The New York Times editorial board writes: "In her rulings, Judge Sotomayor has repeatedly displayed the empathy Mr. Obama has said he is looking for in a justice. She has listened attentively to, and often ruled in favor of, people who have been discriminated against, defendants and other groups that are increasingly getting short shrift in the federal courts. She has shown little patience for the sort of procedural bars that conservative judges have been using to close the courthouse door on people whose rights have been violated."
Calvin Woodward writes for the Associated Press: "Some Republicans scoffed when Obama foreshadowed the selection saying he wanted a justice with a common touch and 'the quality of empathy.' What matters, they say, is judicial skill and fealty to the Constitution.

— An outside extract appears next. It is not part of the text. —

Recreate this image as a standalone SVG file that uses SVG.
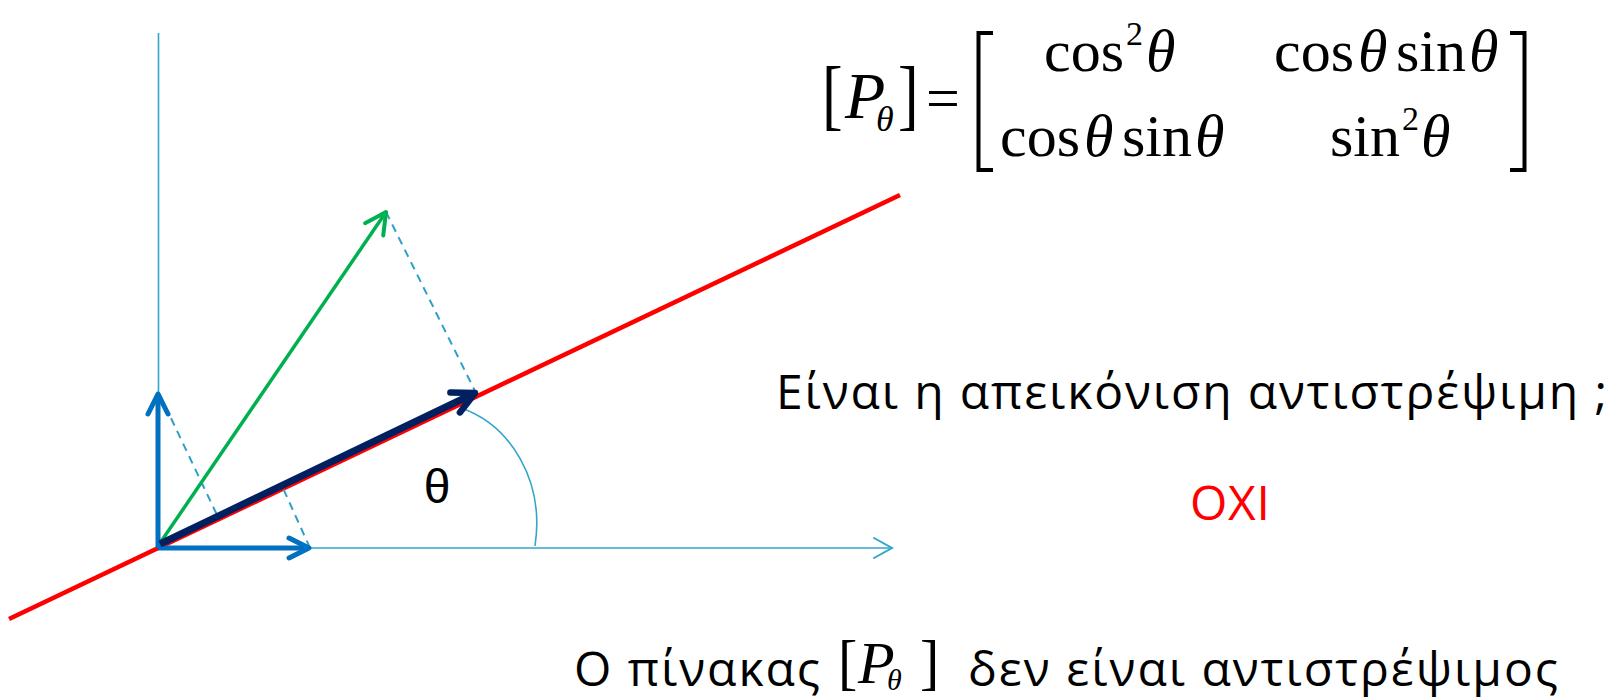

"But the politics of biography is a game played by all sides in Washington and did not begin with Obama and his own compelling life story.
"Such packaging has animated all recent presidents and their most historic or contentious appointments, to the point that it can resemble a race of the elite for a slice of humble pie.
"Clarence Thomas was introduced as a man raised by grandparents, his mother and nuns in the precursor to a colossal Supreme Court nomination struggle centered on other aspects of his past. Bill Clinton told Americans that Ruth Bader Ginsburg was a 'healer' whose record showed 'what is in her heart.' (She told the room she was a failure as a cook.)
"George W. Bush presented Samuel Alito, son of an Italian immigrant, as 'a product of New Jersey public schools.' And in a to-die-for charm moment, Bush's ceremony introducing John Roberts, now chief justice, was enlivened by the judge's cute children scampering around the East Room."